begin Given information
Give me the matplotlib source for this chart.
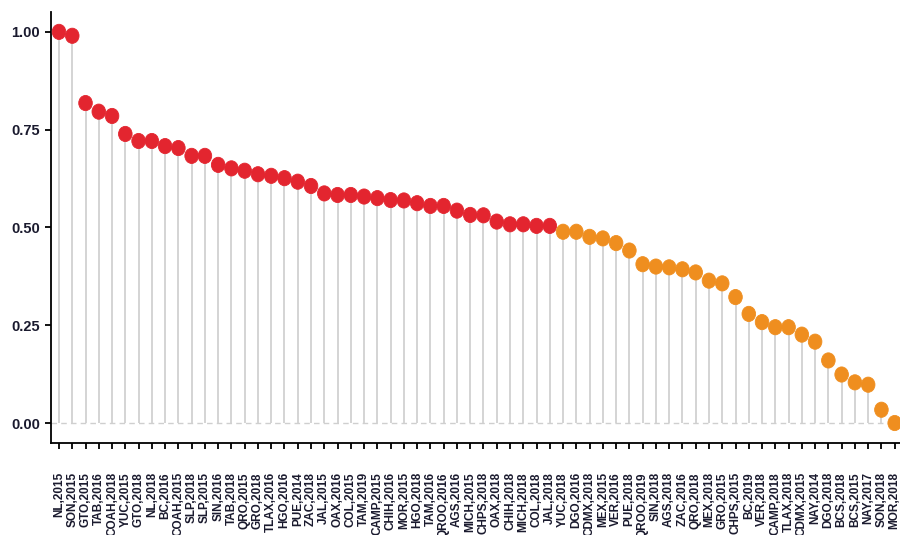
import numpy as np
import matplotlib
matplotlib.use("Agg")
import matplotlib.pyplot as plt
from matplotlib.path import Path
from matplotlib.transforms import Affine2D

plt.rcParams['font.family'] = ['Liberation Sans', 'DejaVu Sans']

etiquetas = ["NL,2015", "SON,2015", "GTO,2015", "TAB,2016", "COAH,2018", "YUC,2015",
             "GTO,2018", "NL,2018", "BC,2016", "COAH,2015", "SLP,2018", "SLP,2015",
             "SIN,2016", "TAB,2018", "QRO,2015", "GRO,2018", "TLAX,2016", "HGO,2016",
             "PUE,2014", "ZAC,2018", "JAL,2015", "OAX,2016", "COL,2015", "TAM,2019",
             "CAMP,2015", "CHIH,2016", "MOR,2015", "HGO,2018", "TAM,2016", "QROO,2016",
             "AGS,2016", "MICH,2015", "CHPS,2018", "OAX,2018", "CHIH,2018", "MICH,2018",
             "COL,2018", "JAL,2018", "YUC,2018", "DGO,2016", "CDMX,2018", "MEX,2015",
             "VER,2016", "PUE,2018", "QROO,2019", "SIN,2018", "AGS,2018", "ZAC,2016",
             "QRO,2018", "MEX,2018", "GRO,2015", "CHPS,2015", "BC,2019", "VER,2018",
             "CAMP,2018", "TLAX,2018", "CDMX,2015", "NAY,2014", "DGO,2018", "BCS,2018",
             "BCS,2015", "NAY,2017", "SON,2018", "MOR,2018"]

valores = [1.000, 0.990, 0.818, 0.796, 0.785, 0.739, 0.721, 0.721, 0.708, 0.703,
           0.683, 0.683, 0.660, 0.651, 0.645, 0.636, 0.632, 0.626, 0.617, 0.606,
           0.587, 0.583, 0.583, 0.579, 0.575, 0.570, 0.569, 0.562, 0.555, 0.555,
           0.543, 0.532, 0.531, 0.515, 0.508, 0.508, 0.504, 0.504, 0.489, 0.489,
           0.476, 0.472, 0.460, 0.441, 0.406, 0.400, 0.398, 0.393, 0.385, 0.364,
           0.357, 0.322, 0.279, 0.258, 0.245, 0.245, 0.226, 0.208, 0.160, 0.124,
           0.104, 0.098, 0.034, 0.000]

# grupo: 1 = rojo, 2 = naranja
grupo = [1] * 38 + [2] * 26

rojo = "#e3252f"
naranja = "#ef8e1f"
colores = [rojo if g == 1 else naranja for g in grupo]

x = np.arange(len(valores))

# marcador un poco ovalado
circ = Path.unit_circle()
ovalo = Affine2D().scale(1.0, 1.12).transform_path(circ)

fig = plt.figure(figsize=(9, 5.35), dpi=100)
ax = fig.add_axes([0.0567, 0.172, 0.9433, 0.805])

ax.axhline(0, color="#cfcfcf", lw=1, ls=(0, (4, 3)), zorder=1)
ax.vlines(x, 0, valores, color="#d4d4d4", lw=1.4, zorder=2)
ax.scatter(x, valores, c=colores, marker=ovalo, s=120, linewidths=0.6,
           edgecolors=colores, zorder=3)

ax.set_xlim(-0.6, 63.4)
ax.set_ylim(-0.051, 1.05)
ax.set_yticks([0, 0.25, 0.5, 0.75, 1.0])
ax.set_yticklabels(["0.00", "0.25", "0.50", "0.75", "1.00"])
ax.set_xticks(x)
ax.set_xticklabels(etiquetas, rotation=90, ha="center", va="top")

for lbl in ax.get_yticklabels():
    lbl.set_fontsize(10.5)
    lbl.set_fontweight("bold")
    lbl.set_color("#1a1a2e")
for lbl in ax.get_xticklabels():
    lbl.set_fontsize(8.5)
    lbl.set_fontweight("bold")
    lbl.set_color("#1a1a2e")

ax.tick_params(axis="x", length=4, width=1.3, pad=17)
ax.tick_params(axis="y", length=4, width=1.3, pad=4)

for s in ["top", "right"]:
    ax.spines[s].set_visible(False)
for s in ["left", "bottom"]:
    ax.spines[s].set_linewidth(1.3)

fig.savefig("out.png", dpi=100)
end Given information
_Exercise description_:
Omit every picture while copying the listing above exactly.

_Exercise answer_:
Give me the matplotlib source for this chart.
import numpy as np
import matplotlib
matplotlib.use("Agg")
import matplotlib.pyplot as plt
from matplotlib.path import Path
from matplotlib.transforms import Affine2D

plt.rcParams['font.family'] = ['Liberation Sans', 'DejaVu Sans']

etiquetas = ["NL,2015", "SON,2015", "GTO,2015", "TAB,2016", "COAH,2018", "YUC,2015",
             "GTO,2018", "NL,2018", "BC,2016", "COAH,2015", "SLP,2018", "SLP,2015",
             "SIN,2016", "TAB,2018", "QRO,2015", "GRO,2018", "TLAX,2016", "HGO,2016",
             "PUE,2014", "ZAC,2018", "JAL,2015", "OAX,2016", "COL,2015", "TAM,2019",
             "CAMP,2015", "CHIH,2016", "MOR,2015", "HGO,2018", "TAM,2016", "QROO,2016",
             "AGS,2016", "MICH,2015", "CHPS,2018", "OAX,2018", "CHIH,2018", "MICH,2018",
             "COL,2018", "JAL,2018", "YUC,2018", "DGO,2016", "CDMX,2018", "MEX,2015",
             "VER,2016", "PUE,2018", "QROO,2019", "SIN,2018", "AGS,2018", "ZAC,2016",
             "QRO,2018", "MEX,2018", "GRO,2015", "CHPS,2015", "BC,2019", "VER,2018",
             "CAMP,2018", "TLAX,2018", "CDMX,2015", "NAY,2014", "DGO,2018", "BCS,2018",
             "BCS,2015", "NAY,2017", "SON,2018", "MOR,2018"]

valores = [1.000, 0.990, 0.818, 0.796, 0.785, 0.739, 0.721, 0.721, 0.708, 0.703,
           0.683, 0.683, 0.660, 0.651, 0.645, 0.636, 0.632, 0.626, 0.617, 0.606,
           0.587, 0.583, 0.583, 0.579, 0.575, 0.570, 0.569, 0.562, 0.555, 0.555,
           0.543, 0.532, 0.531, 0.515, 0.508, 0.508, 0.504, 0.504, 0.489, 0.489,
           0.476, 0.472, 0.460, 0.441, 0.406, 0.400, 0.398, 0.393, 0.385, 0.364,
           0.357, 0.322, 0.279, 0.258, 0.245, 0.245, 0.226, 0.208, 0.160, 0.124,
           0.104, 0.098, 0.034, 0.000]

# grupo: 1 = rojo, 2 = naranja
grupo = [1] * 38 + [2] * 26

rojo = "#e3252f"
naranja = "#ef8e1f"
colores = [rojo if g == 1 else naranja for g in grupo]

x = np.arange(len(valores))

# marcador un poco ovalado
circ = Path.unit_circle()
ovalo = Affine2D().scale(1.0, 1.12).transform_path(circ)

fig = plt.figure(figsize=(9, 5.35), dpi=100)
ax = fig.add_axes([0.0567, 0.172, 0.9433, 0.805])

ax.axhline(0, color="#cfcfcf", lw=1, ls=(0, (4, 3)), zorder=1)
ax.vlines(x, 0, valores, color="#d4d4d4", lw=1.4, zorder=2)
ax.scatter(x, valores, c=colores, marker=ovalo, s=120, linewidths=0.6,
           edgecolors=colores, zorder=3)

ax.set_xlim(-0.6, 63.4)
ax.set_ylim(-0.051, 1.05)
ax.set_yticks([0, 0.25, 0.5, 0.75, 1.0])
ax.set_yticklabels(["0.00", "0.25", "0.50", "0.75", "1.00"])
ax.set_xticks(x)
ax.set_xticklabels(etiquetas, rotation=90, ha="center", va="top")

for lbl in ax.get_yticklabels():
    lbl.set_fontsize(10.5)
    lbl.set_fontweight("bold")
    lbl.set_color("#1a1a2e")
for lbl in ax.get_xticklabels():
    lbl.set_fontsize(8.5)
    lbl.set_fontweight("bold")
    lbl.set_color("#1a1a2e")

ax.tick_params(axis="x", length=4, width=1.3, pad=17)
ax.tick_params(axis="y", length=4, width=1.3, pad=4)

for s in ["top", "right"]:
    ax.spines[s].set_visible(False)
for s in ["left", "bottom"]:
    ax.spines[s].set_linewidth(1.3)

fig.savefig("out.png", dpi=100)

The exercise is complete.